Soon, Smart Farm plans to open a market stand so the community can purchase produce, including honey made from three beehives on the farm. The market also opens a new revenue stream for the farm, which is funded solely by grants and donations.
“The community has been so supportive of Smart Farm,” says Cushenbery. “We want to be respectful of the support we’ve received, but we also want to show the community that we can be financially independent and give back, and not rely so much on grants as we have in the past.”
There are other big plans in the works. Smart Farm hopes to welcome back area students in 2022, after school trips were shelved during COVID. Another item on Cushenbery’s to-do list is to form a board of directors and an advisory board.

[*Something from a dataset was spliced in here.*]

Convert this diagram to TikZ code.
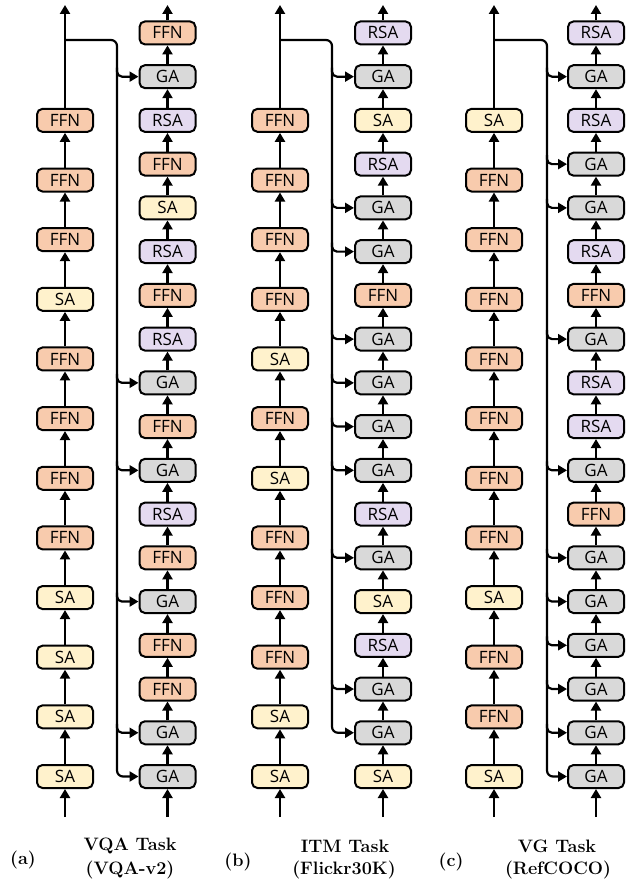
\documentclass[tikz,border=0pt]{standalone}
\usepackage{fontspec}
\newfontfamily\boxfont{Open Sans}
\usetikzlibrary{arrows.meta,calc}
\definecolor{ffnc}{HTML}{F8CBAD}
\definecolor{sac}{HTML}{FFF2CC}
\definecolor{rsac}{HTML}{E4DAF0}
\definecolor{gac}{HTML}{D9D9D9}
\tikzset{
  blk/.style={draw=black, line width=2pt, rounded corners=5.5pt, minimum width=56pt,
    minimum height=23pt, inner sep=0pt, font=\boxfont\fontsize{17}{17}\selectfont},
  FFN-box/.style={blk, fill=ffnc},
  SA-box/.style={blk, fill=sac},
  RSA-box/.style={blk, fill=rsac},
  GA-box/.style={blk, fill=gac},
  arr/.style={line width=2.2pt, -{Triangle[length=9pt,width=10pt]}},
  captxt/.style={font=\bfseries\fontsize{18}{18}\selectfont, inner sep=0pt},
}
\newcommand\drawpanel[8]{%
  \foreach \t [count=\i] in {#5} {\node[\t-box] (#1L\i) at (#2,{776.5-(\i-1)*59.65}) {\t};}
  \foreach \t [count=\i] in {#6} {\node[\t-box] (#1R\i) at (#4,{776.5-(\i-1)*43.74}) {\t};}
  \foreach \i [count=\j from 2] in {1,...,11} {\draw[arr] (#1L\i) -- (#1L\j);}
  \foreach \i [count=\j from 2] in {1,...,17} {\draw[arr] (#1R\i) -- (#1R\j);}
  \coordinate (#1Lin) at (#2,817);
  \coordinate (#1Rin) at (#4,817);
  \coordinate (#1Lout) at (#2,5);
  \coordinate (#1Rout) at (#4,5);
  \coordinate (#1B) at (#2,40);
  \coordinate (#1S) at (#3,40);
  \draw[arr] (#1Lin) -- (#1L1);
  \draw[arr] (#1Rin) -- (#1R1);
  \draw[arr] (#1L12) -- (#1Lout);
  \draw[arr] (#1R18) -- (#1Rout);
  \draw[arr, rounded corners=6pt] (#1B) -| (#1S |- #1R#7.west) -- (#1R#7.west);
  \foreach \k in {#8} {\draw[arr, rounded corners=5pt] ($(#1S |- #1R\k.west)+(0,-9)$) |- (#1R\k.west);}
}
\begin{document}
\begin{tikzpicture}[x=1pt,y=-1pt]
\useasboundingbox (0,0) rectangle (631,883);
\drawpanel{a}{65}{117}{167.5}
  {SA,SA,SA,SA,FFN,FFN,FFN,FFN,SA,FFN,FFN,FFN}
  {GA,GA,FFN,FFN,GA,FFN,RSA,GA,FFN,GA,RSA,FFN,RSA,SA,FFN,RSA,GA,FFN}
  {1}{2,5,8,10,17}
\drawpanel{b}{280}{332}{383}
  {SA,SA,FFN,FFN,FFN,SA,FFN,SA,FFN,FFN,FFN,FFN}
  {SA,GA,GA,RSA,SA,GA,RSA,GA,GA,GA,GA,FFN,GA,GA,RSA,SA,GA,RSA}
  {2}{3,6,8,9,10,11,13,14,17}
\drawpanel{c}{494}{547}{596}
  {SA,FFN,FFN,SA,FFN,FFN,FFN,FFN,FFN,FFN,FFN,SA}
  {GA,GA,GA,GA,GA,GA,FFN,GA,RSA,RSA,GA,FFN,RSA,GA,GA,RSA,GA,RSA}
  {1}{2,3,4,5,6,8,11,14,15,17}
\node[captxt] (capa) at (23,860) {(a)};
\node[captxt] (tita) at (130,846) {VQA Task};
\node[captxt] (data) at (130,870) {(VQA-v2)};
\node[captxt] (capb) at (238,862) {(b)};
\node[captxt] (titb) at (345,846) {ITM Task};
\node[captxt] (datb) at (344,870) {(Flickr30K)};
\node[captxt] (capc) at (451,862) {(c)};
\node[captxt] (titc) at (557,846) {VG Task};
\node[captxt] (datc) at (558,870) {(RefCOCO)};
\end{tikzpicture}
\end{document}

Cushenbery is excited about the future. While Gableman, the founder, has taken on a more advisory role, the new staff, Cushenbery says, is ready to roll up their sleeves and get to work.
“Our team comes with a ton of experience, and we’re deep analytical thinkers,” she says. “Every bit of the farm needs to be examined, along with the community’s needs. What do people want from Smart Farm? Is there an appetite in the community for Smart Farm produce, or more programming, or more consistent volunteering? We’re eager to find out those answers.”
To Raddatz, from the D300 Food Pantry, Smart Farm has already filled a tremendous void.
“The staff and volunteers are people who love to give,” says Raddatz, who has occasionally volunteered at Smart Farm. “They’re always smiling, willing to answer questions and helpful. They’re always trying to come up with more ways to help our community. We’re fortunate to have them here.”